The Social Democratic Party of India, (SDPI), has come out in support of the stand taken by the All India Muslim Personal Law Board, (AIMPLB), against the move of framing Uniform Civil Code, (UCC), and appeal to Muslims to boycott and not to respond to the questionnaire of the Law Commission. The questionnaire, the party charged, is a ploy to usher in Hindu Rashtra ideology in India from the back door.
SDPI national president A. Sayeed in a statement concurred with the AIMPLB that the Law Commission’s decision to seek public feedback on UCC is a calculated move aimed at disrupting communal harmony and when implemented, the UCC will bring to an end country’s pluralism and paint all in one colour. He said the questionnaire reveals in to the intention of the Commission. Some of the questions point out to the fact that it has been framed to target a particular religious group and their personal law.

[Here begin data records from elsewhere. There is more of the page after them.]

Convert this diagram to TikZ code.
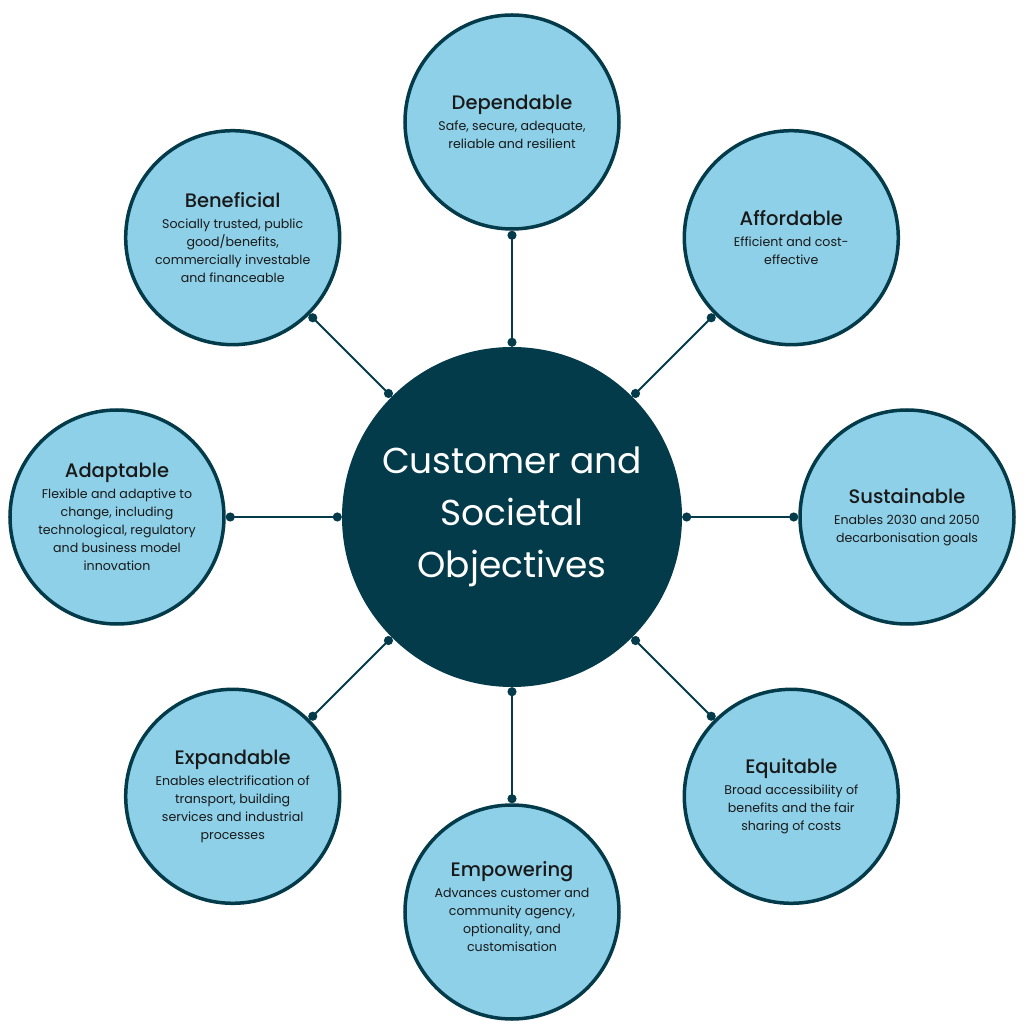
\documentclass[tikz,border=0pt]{standalone}
\usepackage{fontspec}
\setmainfont{Poppins}
\newfontfamily\titlefont{Poppins Medium}
\usetikzlibrary{arrows.meta}
\definecolor{deepteal}{HTML}{033B4A}
\definecolor{skyblue}{HTML}{8ED0E8}
\newcommand\hd[1]{{\titlefont\fontsize{19.5}{23}\selectfont #1}\\[3pt]}

\begin{document}
\begin{tikzpicture}[x=1pt,y=1pt]
    \def\R{395}

    \useasboundingbox (-512,-507) rectangle (512,517);

    \tikzstyle{core}=[circle,fill=deepteal,minimum size=340pt,inner sep=0pt,text=white,align=center,font=\fontsize{36}{52}\selectfont]
    \tikzstyle{goal}=[circle,draw=deepteal,line width=3.5pt,fill=skyblue,minimum size=214pt,inner sep=0pt,align=center,text=black!90,font=\fontsize{12.6}{18}\selectfont]

    \node[core] (obj) at (0,0) {Customer and\\Societal\\Objectives};

    \node[goal] (dep) at (90:\R) {\hd{Dependable}Safe, secure, adequate,\\reliable and resilient};
    \node[goal] (aff) at (45:\R) {\hd{Affordable}Efficient and cost-\\effective};
    \node[goal] (sus) at (0:\R) {\hd{Sustainable}Enables 2030 and 2050\\decarbonisation goals};
    \node[goal] (equ) at (-45:\R) {\hd{Equitable}Broad accessibility of\\benefits and the fair\\sharing of costs};
    \node[goal,text depth=12pt] (emp) at (-90:\R) {\hd{Empowering}Advances customer and\\community agency,\\optionality, and\\customisation};
    \node[goal] (exp) at (-135:\R) {\hd{Expandable}Enables electrification of\\transport, building\\services and industrial\\processes};
    \node[goal] (ada) at (180:\R) {\hd{Adaptable}Flexible and adaptive to\\change, including\\technological, regulatory\\and business model\\innovation};
    \node[goal] (ben) at (135:\R) {\hd{Beneficial}Socially trusted, public\\good/benefits,\\commercially investable\\and financeable};

    \tikzstyle{link} = [draw=deepteal, line width=2pt, {Circle[length=9pt]}-{Circle[length=9pt]}]

          \draw [link] (obj) -- (dep);
          \draw [link] (obj) -- (aff);
          \draw [link] (obj) -- (sus);
          \draw [link] (obj) -- (equ);
          \draw [link] (obj) -- (emp);
          \draw [link] (obj) -- (exp);
          \draw [link] (obj) -- (ada);
          \draw [link] (obj) -- (ben);
  \end{tikzpicture}
\end{document}
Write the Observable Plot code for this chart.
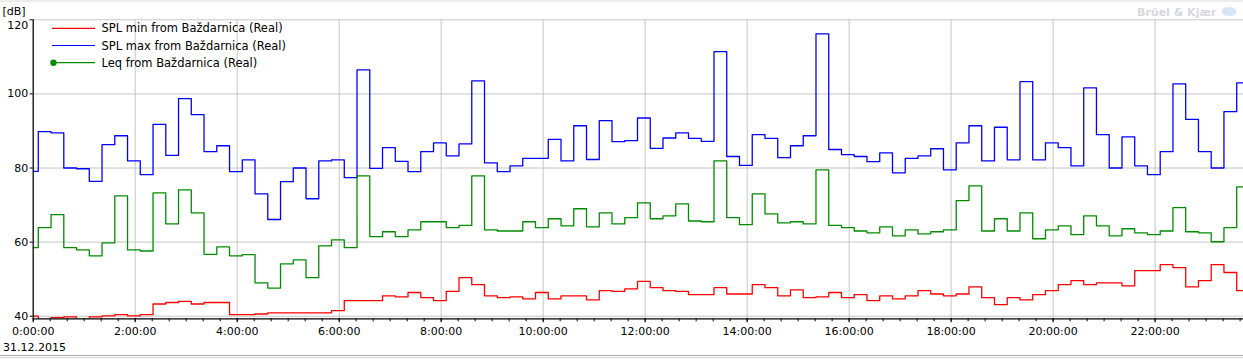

Sayeed said that in the pretext of opposing the injustice and complications connected to triple talaq, government is trying to snatch away the religious freedom guaranteed in the Indian Constitution. India is not yet ready to digest such controversial issues which are being raised just for political gains. The Indian Constitution already provides that such issues need to be taken by the government only if the people belonging to various communities are able to form a consensus in this regard.
He called upon all secular parties to oppose the step tooth and nail. He also asked the All India Muslim Personal Law Board to come forward with a formula to protect the rights of women, as ensured in Quran and Sunnah, including those connected to marriage and divorce. It is the moral responsibility of the AIMPLB to bear out that rights of women can be protected without going for a Uniform Civil Code.
Sayeed said there is a universal consensus that the State is not the only source of law. Pluralistic legal system prevails in many of the modern democratic secular countries. It is strange that the Law Commission is not able to find much merit in the concept of legal pluralism. He said the religious minorities should not be forced to give away their personal rights simply because someone in the Sangh Parivar thinks that a particular set of rules represent UCC. It will be a grave mistake. When recommending UCC in the directive principles of state policy, the Constitution did not mean flattening out all the rights of individuals and different communities as uniform. Sayeed said that it is also disgusting to note that while the directive principle of a uniform civil code is emphasized, no one speaks of the non-implementation of other directive principles that are far more important : the right to work, living wages, avoiding the concentration of wealth in the hands of a few and protection of monuments.